▶ _SET EXERCISE_
Provide the number of lines containing the word "diagram", and nothing else.

:: INFORMATION SUPPLIED

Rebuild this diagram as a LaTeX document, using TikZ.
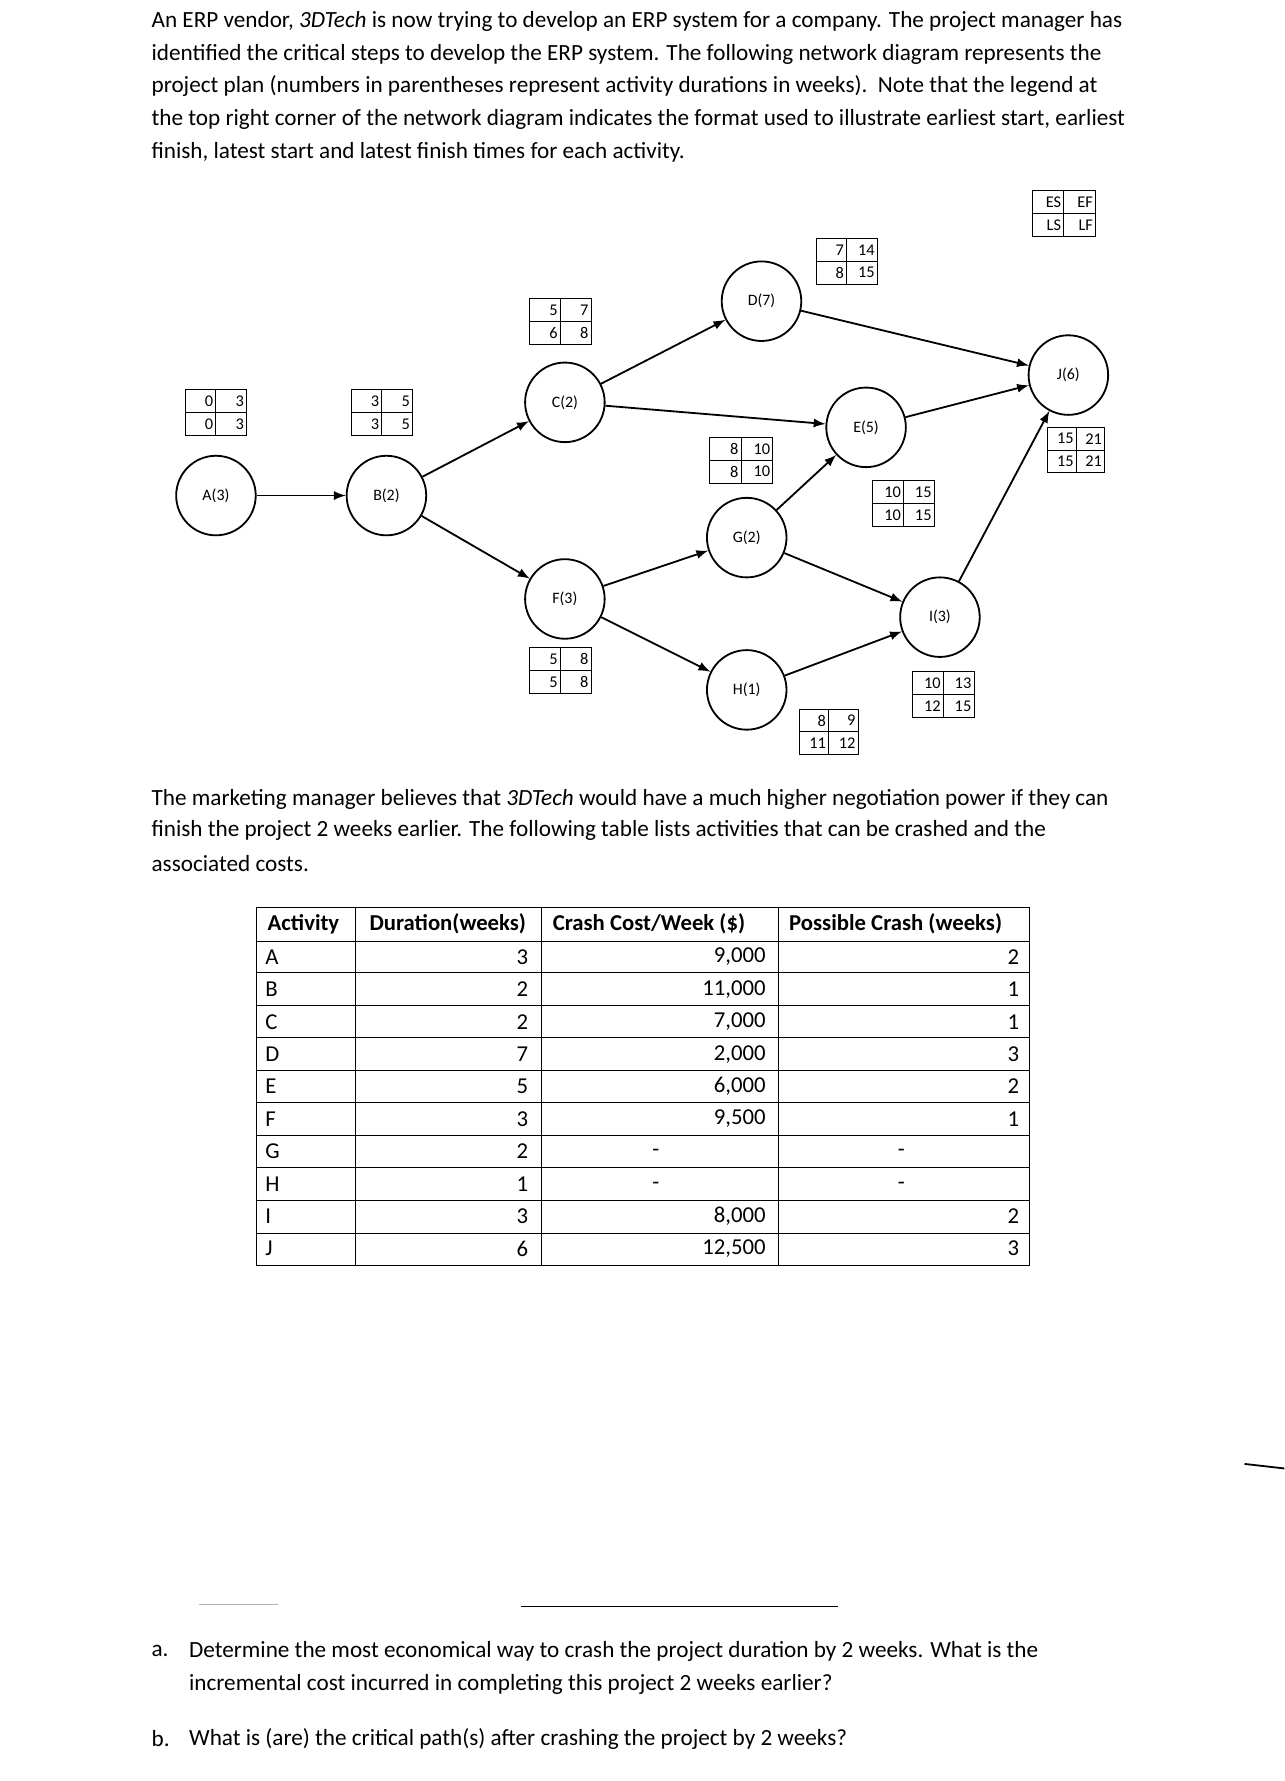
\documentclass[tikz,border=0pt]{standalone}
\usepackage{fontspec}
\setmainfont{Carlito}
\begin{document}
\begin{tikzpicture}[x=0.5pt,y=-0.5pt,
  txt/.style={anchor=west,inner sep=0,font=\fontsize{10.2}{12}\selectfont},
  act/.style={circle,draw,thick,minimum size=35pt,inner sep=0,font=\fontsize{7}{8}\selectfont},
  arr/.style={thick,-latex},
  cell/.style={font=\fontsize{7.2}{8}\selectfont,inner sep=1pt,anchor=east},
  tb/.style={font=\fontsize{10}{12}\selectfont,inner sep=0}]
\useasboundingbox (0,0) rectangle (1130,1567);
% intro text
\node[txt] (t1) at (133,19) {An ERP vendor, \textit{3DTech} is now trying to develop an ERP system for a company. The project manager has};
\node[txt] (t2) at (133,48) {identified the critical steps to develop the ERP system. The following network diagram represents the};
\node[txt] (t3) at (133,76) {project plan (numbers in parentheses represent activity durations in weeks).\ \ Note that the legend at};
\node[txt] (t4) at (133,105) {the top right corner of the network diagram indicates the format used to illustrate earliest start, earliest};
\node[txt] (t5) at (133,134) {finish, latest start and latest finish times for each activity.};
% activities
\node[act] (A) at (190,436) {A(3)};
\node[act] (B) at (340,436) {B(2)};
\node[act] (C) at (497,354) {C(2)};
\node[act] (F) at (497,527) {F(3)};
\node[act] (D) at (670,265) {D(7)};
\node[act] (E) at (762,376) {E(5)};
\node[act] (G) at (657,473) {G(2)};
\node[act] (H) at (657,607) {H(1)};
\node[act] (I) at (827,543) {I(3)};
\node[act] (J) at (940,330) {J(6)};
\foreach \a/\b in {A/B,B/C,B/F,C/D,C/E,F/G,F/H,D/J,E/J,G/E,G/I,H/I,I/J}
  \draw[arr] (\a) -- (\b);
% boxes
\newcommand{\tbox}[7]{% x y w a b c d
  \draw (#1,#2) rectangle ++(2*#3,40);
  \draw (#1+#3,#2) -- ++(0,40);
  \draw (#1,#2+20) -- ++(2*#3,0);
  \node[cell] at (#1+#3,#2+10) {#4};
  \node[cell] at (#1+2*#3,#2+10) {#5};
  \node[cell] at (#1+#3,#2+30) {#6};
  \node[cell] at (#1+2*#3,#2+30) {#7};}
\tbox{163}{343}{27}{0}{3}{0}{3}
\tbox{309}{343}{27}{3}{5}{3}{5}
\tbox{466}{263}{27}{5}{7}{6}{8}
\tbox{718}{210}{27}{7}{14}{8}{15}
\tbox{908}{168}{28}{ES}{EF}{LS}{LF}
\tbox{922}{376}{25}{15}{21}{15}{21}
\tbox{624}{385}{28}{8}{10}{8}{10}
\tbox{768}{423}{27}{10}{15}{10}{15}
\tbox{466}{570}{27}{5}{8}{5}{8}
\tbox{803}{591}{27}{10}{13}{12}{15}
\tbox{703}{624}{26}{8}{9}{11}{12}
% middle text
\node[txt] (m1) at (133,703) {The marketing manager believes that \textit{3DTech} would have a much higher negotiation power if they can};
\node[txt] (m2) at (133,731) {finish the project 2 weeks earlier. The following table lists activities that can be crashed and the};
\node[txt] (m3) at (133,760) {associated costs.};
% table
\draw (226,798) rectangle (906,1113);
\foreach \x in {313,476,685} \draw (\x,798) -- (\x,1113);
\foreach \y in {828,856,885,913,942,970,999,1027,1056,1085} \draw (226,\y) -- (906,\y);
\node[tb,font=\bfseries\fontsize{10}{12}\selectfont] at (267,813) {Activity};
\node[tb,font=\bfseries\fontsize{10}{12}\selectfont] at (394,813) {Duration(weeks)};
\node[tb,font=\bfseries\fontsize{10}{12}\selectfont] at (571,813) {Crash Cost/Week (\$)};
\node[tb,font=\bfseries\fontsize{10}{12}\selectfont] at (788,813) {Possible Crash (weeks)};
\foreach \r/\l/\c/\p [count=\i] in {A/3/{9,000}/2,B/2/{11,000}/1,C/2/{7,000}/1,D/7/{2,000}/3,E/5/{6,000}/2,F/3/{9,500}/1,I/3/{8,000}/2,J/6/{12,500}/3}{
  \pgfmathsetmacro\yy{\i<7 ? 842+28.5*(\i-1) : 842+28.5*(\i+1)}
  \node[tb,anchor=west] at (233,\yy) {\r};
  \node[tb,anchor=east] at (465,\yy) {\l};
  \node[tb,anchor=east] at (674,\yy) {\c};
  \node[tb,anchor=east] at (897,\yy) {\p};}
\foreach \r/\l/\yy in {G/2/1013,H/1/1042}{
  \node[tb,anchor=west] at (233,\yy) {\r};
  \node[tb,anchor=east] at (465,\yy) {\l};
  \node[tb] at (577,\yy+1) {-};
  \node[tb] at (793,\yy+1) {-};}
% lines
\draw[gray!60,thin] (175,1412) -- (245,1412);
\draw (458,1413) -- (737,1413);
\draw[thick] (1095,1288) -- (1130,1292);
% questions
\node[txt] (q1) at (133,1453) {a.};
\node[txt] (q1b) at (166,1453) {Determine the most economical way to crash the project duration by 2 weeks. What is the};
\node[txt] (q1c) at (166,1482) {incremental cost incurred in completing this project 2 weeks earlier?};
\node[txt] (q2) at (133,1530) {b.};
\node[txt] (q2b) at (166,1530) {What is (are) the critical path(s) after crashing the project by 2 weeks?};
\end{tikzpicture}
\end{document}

::::

▶ _FINISHED ANSWER_
3